Description of the task
Give the material once more, word for word, without any images.

Data for this task

*-*-*

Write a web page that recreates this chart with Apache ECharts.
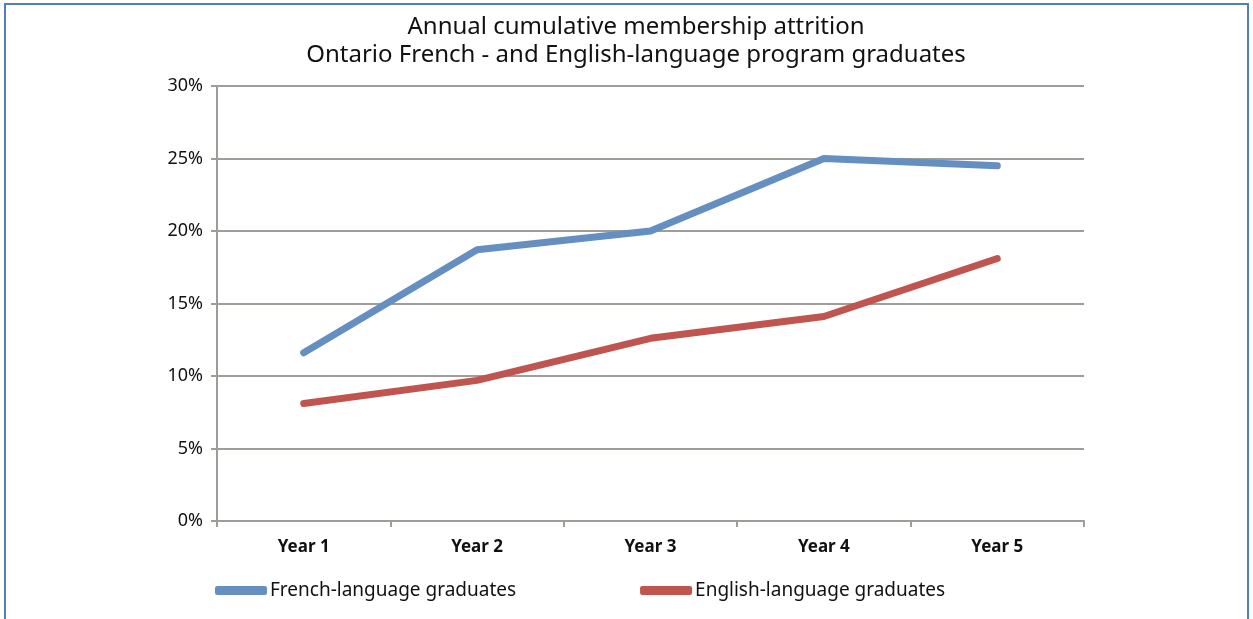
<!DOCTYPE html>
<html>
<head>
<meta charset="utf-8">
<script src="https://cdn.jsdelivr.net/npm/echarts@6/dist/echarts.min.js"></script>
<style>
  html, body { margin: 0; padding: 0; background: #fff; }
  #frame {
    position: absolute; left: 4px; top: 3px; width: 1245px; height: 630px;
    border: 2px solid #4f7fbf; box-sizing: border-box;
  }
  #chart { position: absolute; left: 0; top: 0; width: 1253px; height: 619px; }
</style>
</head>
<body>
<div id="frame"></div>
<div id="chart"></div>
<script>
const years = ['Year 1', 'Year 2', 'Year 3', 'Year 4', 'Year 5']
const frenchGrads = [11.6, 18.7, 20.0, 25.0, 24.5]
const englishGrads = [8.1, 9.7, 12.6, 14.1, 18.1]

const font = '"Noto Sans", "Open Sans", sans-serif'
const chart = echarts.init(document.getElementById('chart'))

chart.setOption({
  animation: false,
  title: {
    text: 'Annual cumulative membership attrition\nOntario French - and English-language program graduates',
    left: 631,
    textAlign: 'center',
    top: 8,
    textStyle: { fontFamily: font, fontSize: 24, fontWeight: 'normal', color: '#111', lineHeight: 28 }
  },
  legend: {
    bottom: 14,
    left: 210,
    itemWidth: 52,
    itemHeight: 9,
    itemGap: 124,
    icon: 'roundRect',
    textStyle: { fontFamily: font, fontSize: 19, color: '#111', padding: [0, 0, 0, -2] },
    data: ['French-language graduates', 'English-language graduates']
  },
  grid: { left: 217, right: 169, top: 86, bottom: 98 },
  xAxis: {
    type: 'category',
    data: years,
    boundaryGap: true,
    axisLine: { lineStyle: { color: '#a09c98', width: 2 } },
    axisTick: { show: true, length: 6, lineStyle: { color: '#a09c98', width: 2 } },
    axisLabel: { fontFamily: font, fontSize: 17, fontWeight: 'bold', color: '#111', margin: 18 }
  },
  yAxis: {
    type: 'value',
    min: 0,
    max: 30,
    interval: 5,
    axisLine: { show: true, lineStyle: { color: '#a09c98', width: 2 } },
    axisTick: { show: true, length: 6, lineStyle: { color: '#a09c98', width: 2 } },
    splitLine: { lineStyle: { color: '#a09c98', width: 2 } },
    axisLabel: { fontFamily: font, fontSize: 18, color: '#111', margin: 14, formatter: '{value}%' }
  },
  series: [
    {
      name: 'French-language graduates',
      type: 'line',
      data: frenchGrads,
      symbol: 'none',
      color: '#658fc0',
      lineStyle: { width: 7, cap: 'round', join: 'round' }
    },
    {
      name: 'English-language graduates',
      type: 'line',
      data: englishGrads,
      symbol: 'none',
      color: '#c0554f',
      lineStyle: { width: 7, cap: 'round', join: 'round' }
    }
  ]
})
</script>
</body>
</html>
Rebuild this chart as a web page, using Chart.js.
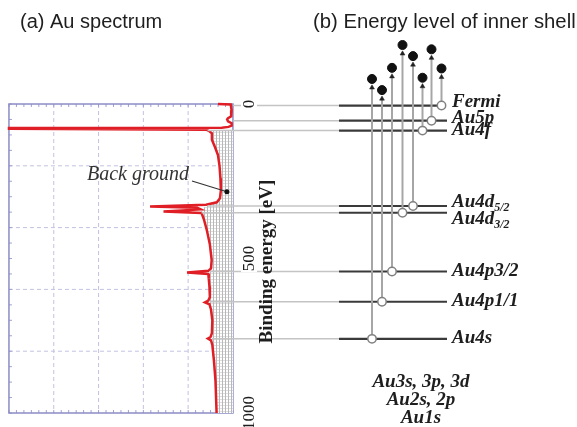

*-*-*

The output
Write a web page that recreates this chart with Apache ECharts.
<!DOCTYPE html>
<html>
<head>
<meta charset="utf-8">
<script src="https://cdn.jsdelivr.net/npm/echarts@6/dist/echarts.min.js"></script>
<style>
  html, body { margin: 0; padding: 0; background: #fff; }
  #frame {
    position: absolute; left: 4px; top: 3px; width: 1245px; height: 630px;
    border: 2px solid #4f7fbf; box-sizing: border-box;
  }
  #chart { position: absolute; left: 0; top: 0; width: 1253px; height: 619px; }
</style>
</head>
<body>
<div id="frame"></div>
<div id="chart"></div>
<script>
const years = ['Year 1', 'Year 2', 'Year 3', 'Year 4', 'Year 5']
const frenchGrads = [11.6, 18.7, 20.0, 25.0, 24.5]
const englishGrads = [8.1, 9.7, 12.6, 14.1, 18.1]

const font = '"Noto Sans", "Open Sans", sans-serif'
const chart = echarts.init(document.getElementById('chart'))

chart.setOption({
  animation: false,
  title: {
    text: 'Annual cumulative membership attrition\nOntario French - and English-language program graduates',
    left: 631,
    textAlign: 'center',
    top: 8,
    textStyle: { fontFamily: font, fontSize: 24, fontWeight: 'normal', color: '#111', lineHeight: 28 }
  },
  legend: {
    bottom: 14,
    left: 210,
    itemWidth: 52,
    itemHeight: 9,
    itemGap: 124,
    icon: 'roundRect',
    textStyle: { fontFamily: font, fontSize: 19, color: '#111', padding: [0, 0, 0, -2] },
    data: ['French-language graduates', 'English-language graduates']
  },
  grid: { left: 217, right: 169, top: 86, bottom: 98 },
  xAxis: {
    type: 'category',
    data: years,
    boundaryGap: true,
    axisLine: { lineStyle: { color: '#a09c98', width: 2 } },
    axisTick: { show: true, length: 6, lineStyle: { color: '#a09c98', width: 2 } },
    axisLabel: { fontFamily: font, fontSize: 17, fontWeight: 'bold', color: '#111', margin: 18 }
  },
  yAxis: {
    type: 'value',
    min: 0,
    max: 30,
    interval: 5,
    axisLine: { show: true, lineStyle: { color: '#a09c98', width: 2 } },
    axisTick: { show: true, length: 6, lineStyle: { color: '#a09c98', width: 2 } },
    splitLine: { lineStyle: { color: '#a09c98', width: 2 } },
    axisLabel: { fontFamily: font, fontSize: 18, color: '#111', margin: 14, formatter: '{value}%' }
  },
  series: [
    {
      name: 'French-language graduates',
      type: 'line',
      data: frenchGrads,
      symbol: 'none',
      color: '#658fc0',
      lineStyle: { width: 7, cap: 'round', join: 'round' }
    },
    {
      name: 'English-language graduates',
      type: 'line',
      data: englishGrads,
      symbol: 'none',
      color: '#c0554f',
      lineStyle: { width: 7, cap: 'round', join: 'round' }
    }
  ]
})
</script>
</body>
</html>
Rebuild this chart as a web page, using Chart.js.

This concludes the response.